Ladson-Billings (1992) explains that culturally responsive teachers
- Develop intellectual, social, emotional, and political learning by “using cultural referents to impart knowledge, skills, and attitudes”.
- In a sense, culturally responsive teachers teach the whole child (Gay, 2000).
- Hollins (1996) adds that education designed specifically for students of color incorporates “culturally mediated cognition, culturally appropriate social situations for learning, and culturally valued knowledge in curriculum content” .
- Culturally responsive teachers realize not only the importance of academic achievement, but also the maintaining of cultural identity and heritage (Gay, 2000).
Multidimensional culturally responsive teaching involves many things: curriculum content, learning context, classroom climate, student-teacher relationships, instructional techniques, and performance assessments. Teachers from various disciplines (language arts, science, social studies, music) may collaborate in teaching a single cultural concept, such as protest. Students can also participate actively in their own performance evaluations (Gay, 2000).
Culturally responsive teaching enables students to be better human beings and more successful learners. Empowerment can be described as academic competence, self-efficacy, and initiative. Students must believe they can succeed in learning tasks and have motivation to persevere. Teachers must demonstrate ambitious and appropriate expectations and exhibit support for students in their efforts toward academic achievement. This can be done through attribution retraining, providing resources and personal assistance, modeling positive self-efficacy beliefs, and celebrating individual and collective accomplishments (Gay, 2000).
Culturally responsive teaching means respecting the cultures and experiences of various groups and then uses these as resources for teaching and learning. It appreciates the existing strengths and accomplishments of all students and develops them further in instruction. Other ethnic groups of students prefer to study together in small groups. More opportunities for them and other students to participate in cooperative learning can be provided in the classroom. Banks (1991) asserts that if education is to empower marginalized groups, it must be transformative. Being transformative involves helping “students to develop the knowledge, skills, and values needed to become social critics who can make reflective decisions and implement their decisions in effective personal, social, political, and economic action”.
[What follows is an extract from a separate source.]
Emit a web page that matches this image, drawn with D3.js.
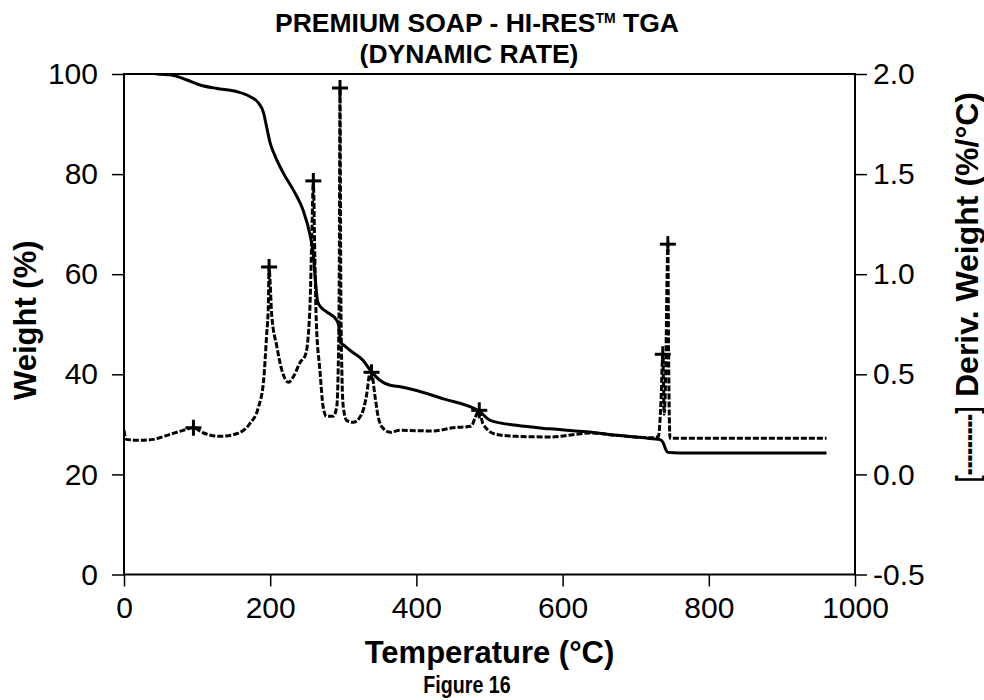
<!DOCTYPE html>
<html lang="en">
<head>
<meta charset="UTF-8">
<title>Premium Soap - Hi-Res TGA</title>
<script src="https://d3js.org/d3.v7.min.js"></script>
<style>
    body { margin: 0; background: #fff; }
    svg { display: block; font-family: "Liberation Sans", Arial, sans-serif; }
    .axis path, .axis line { stroke: #000; }
    .axis text { font-size: 30px; fill: #000; }
    .lbl { font-weight: bold; fill: #000; }
</style>
</head>
<body>
<svg id="chart" width="984" height="700"></svg>
<script>
    // weight curve (solid), temperature in °C / weight in %
    const weightT = [30, 46, 65, 86, 104, 127, 154, 172, 184, 191, 195, 200, 207, 218, 234, 245, 255, 259, 262, 265, 270, 277, 291, 294, 296.5, 300, 309, 327, 337, 350, 364, 378, 437, 487, 501, 537, 583, 633, 674, 724, 734, 738, 741, 744, 760, 961];
    const weightW = [100.6, 100.0, 99.8, 98.8, 97.8, 97.1, 96.5, 95.5, 94.2, 92.2, 89.5, 86.2, 83.5, 80.2, 76.2, 72.8, 67.5, 64.0, 58.5, 54.5, 53.3, 52.5, 50.8, 49.5, 46.3, 45.9, 44.8, 42.8, 40.8, 38.8, 37.8, 37.5, 35.1, 32.5, 30.8, 29.8, 29.1, 28.5, 27.8, 27.1, 26.9, 26.2, 25.0, 24.4, 24.3, 24.3];

    // derivative curve (dashed), %/°C
    const derivT = [0, 3, 20, 40, 63, 81, 95, 108, 131, 154, 172, 184, 191, 195, 197.5, 198.5, 200, 202, 209, 216, 225, 232, 241, 248, 252, 254.5, 257, 259, 261, 263, 268, 272.5, 277, 286, 291, 293, 294.5, 295.5, 296.5, 298, 300, 304.5, 313.5, 325, 332, 336, 338.6, 343, 347.6, 354.5, 364, 377, 423, 450, 475, 480, 486, 491, 509, 537, 582, 619, 637, 674, 724, 731, 735, 737, 739, 741, 743, 744, 745, 747, 750, 800, 961];
    const derivD = [0.22, 0.175, 0.17, 0.175, 0.2, 0.22, 0.233, 0.208, 0.19, 0.203, 0.253, 0.336, 0.47, 0.69, 0.85, 1.036, 0.95, 0.80, 0.64, 0.52, 0.46, 0.49, 0.56, 0.595, 0.69, 0.85, 1.2, 1.466, 1.1, 0.77, 0.52, 0.336, 0.29, 0.29, 0.336, 0.52, 1.0, 1.93, 1.0, 0.52, 0.336, 0.27, 0.26, 0.30, 0.40, 0.50, 0.51, 0.40, 0.29, 0.23, 0.21, 0.22, 0.217, 0.233, 0.24, 0.28, 0.32, 0.253, 0.20, 0.19, 0.187, 0.20, 0.207, 0.195, 0.183, 0.19, 0.4, 0.6, 0.3, 0.5, 1.0, 1.15, 0.6, 0.18, 0.18, 0.18, 0.18];

    // peak markers (+) on the derivative curve
    const peakT = [95, 198.5, 259, 295.5, 338.6, 486, 737, 744];
    const peakD = [0.233, 1.036, 1.466, 1.93, 0.51, 0.32, 0.6, 1.15];

    const xTicks = [0, 200, 400, 600, 800, 1000];
    const yLeftTicks = [0, 20, 40, 60, 80, 100];
    const yRightTicks = [-0.5, 0.0, 0.5, 1.0, 1.5, 2.0];

    const plotL = 124, plotR = 855, plotT = 74, plotB = 574.5;

    const svg = d3.select('#chart');
    const x = d3.scaleLinear().domain([0, 1000]).range([plotL, plotR]);
    const yL = d3.scaleLinear().domain([0, 100]).range([plotB, plotT]);
    const yR = d3.scaleLinear().domain([-0.5, 2.0]).range([plotB, plotT]);

    svg.append('clipPath').attr('id', 'plotClip')
        .append('rect')
        .attr('x', plotL).attr('y', plotT)
        .attr('width', plotR - plotL).attr('height', plotB - plotT);

    // axes
    const xAxis = svg.append('g').attr('class', 'axis')
        .attr('transform', `translate(0,${plotB})`)
        .call(d3.axisBottom(x).tickValues(xTicks).tickFormat(d => String(d))
            .tickSize(12).tickSizeOuter(0).tickPadding(10));
    const lAxis = svg.append('g').attr('class', 'axis')
        .attr('transform', `translate(${plotL},0)`)
        .call(d3.axisLeft(yL).tickValues(yLeftTicks).tickFormat(d => String(d))
            .tickSize(12).tickSizeOuter(0).tickPadding(14));
    const rAxis = svg.append('g').attr('class', 'axis')
        .attr('transform', `translate(${plotR},0)`)
        .call(d3.axisRight(yR).tickValues(yRightTicks).tickFormat(d => d.toFixed(1))
            .tickSize(12).tickSizeOuter(0).tickPadding(6));

    [xAxis, lAxis, rAxis].forEach(a => {
        a.select('.domain').remove();
        a.selectAll('line').attr('stroke-width', 1.5);
        a.attr('font-family', null).attr('font-size', null);
    });

    // frame
    svg.append('rect')
        .attr('x', plotL).attr('y', plotT)
        .attr('width', plotR - plotL).attr('height', plotB - plotT)
        .attr('fill', 'none').attr('stroke', '#000').attr('stroke-width', 2);

    const plot = svg.append('g').attr('clip-path', 'url(#plotClip)');

    const weightLine = d3.line()
        .x((d, i) => x(weightT[i]))
        .y(d => yL(d))
        .curve(d3.curveMonotoneX);
    plot.append('path')
        .attr('d', weightLine(weightW))
        .attr('fill', 'none').attr('stroke', '#000').attr('stroke-width', 3);

    const derivLine = d3.line()
        .x((d, i) => x(derivT[i]))
        .y(d => yR(d))
        .curve(d3.curveMonotoneX);
    plot.append('path')
        .attr('d', derivLine(derivD))
        .attr('fill', 'none').attr('stroke', '#000').attr('stroke-width', 3)
        .attr('stroke-dasharray', '6,2');

    const marks = svg.append('g');
    peakT.forEach((t, i) => {
        const cx = x(t), cy = yR(peakD[i]);
        marks.append('line').attr('x1', cx - 8).attr('x2', cx + 8).attr('y1', cy).attr('y2', cy)
            .attr('stroke', '#000').attr('stroke-width', 3);
        marks.append('line').attr('x1', cx).attr('x2', cx).attr('y1', cy - 8).attr('y2', cy + 8)
            .attr('stroke', '#000').attr('stroke-width', 3);
    });

    // titles
    const t1 = svg.append('text').attr('class', 'lbl')
        .attr('x', 477).attr('y', 32).attr('text-anchor', 'middle')
        .style('font-size', '26.5px');
    t1.append('tspan').text('PREMIUM SOAP - HI-RES');
    t1.append('tspan').text('TM').style('font-size', '14px').attr('dy', -9);
    t1.append('tspan').text(' TGA').attr('dy', 9);

    svg.append('text').attr('class', 'lbl')
        .attr('x', 469).attr('y', 63).attr('text-anchor', 'middle')
        .style('font-size', '26.5px')
        .text('(DYNAMIC RATE)');

    svg.append('text').attr('class', 'lbl')
        .attr('x', 489.5).attr('y', 663).attr('text-anchor', 'middle')
        .style('font-size', '31px')
        .text('Temperature (°C)');

    svg.append('text').attr('class', 'lbl')
        .attr('transform', 'translate(467,693) scale(0.82,1)')
        .attr('text-anchor', 'middle')
        .style('font-size', '24px')
        .text('Figure 16');

    svg.append('text').attr('class', 'lbl')
        .attr('transform', 'translate(36,400) rotate(-90)')
        .style('font-size', '31px')
        .text('Weight (%)');

    svg.append('text').attr('class', 'lbl')
        .attr('transform', 'translate(978,482) rotate(-90)')
        .style('font-size', '32px')
        .attr('textLength', 75).attr('lengthAdjust', 'spacingAndGlyphs')
        .text('[---------]');

    svg.append('text').attr('class', 'lbl')
        .attr('transform', 'translate(978,397) rotate(-90)')
        .style('font-size', '32px')
        .text('Deriv. Weight (%/°C)');
</script>
</body>
</html>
Culturally responsive teaching is liberating (Asante, 1991/1992; Au, 1993; Erickson, 1987; Gordon, 1993; Lipman, 1995; Pewewardy, 1994; Philips, 1983). It guides students in understanding that no single version of “truth” is total and permanent. It does not solely prescribe to mainstream ways of knowing. Gay (2000) states that the validation, information, and pride it generates are both psychologically and intellectually liberating”. This freedom results in improved achievement of many kinds, including increased concentration on academic learning tasks. Other improved achievements can include: clear and insightful thinking; more caring, concerned, and humane interpersonal skills; better understanding of interconnections among individuals, local, national, ethnic, global, and human identities; and acceptance of knowledge as something to be continuously shared, critiqued, revised, and renewed (Chapman, 1994; M. Foster, 1995; Hollins, 1996; Hollins).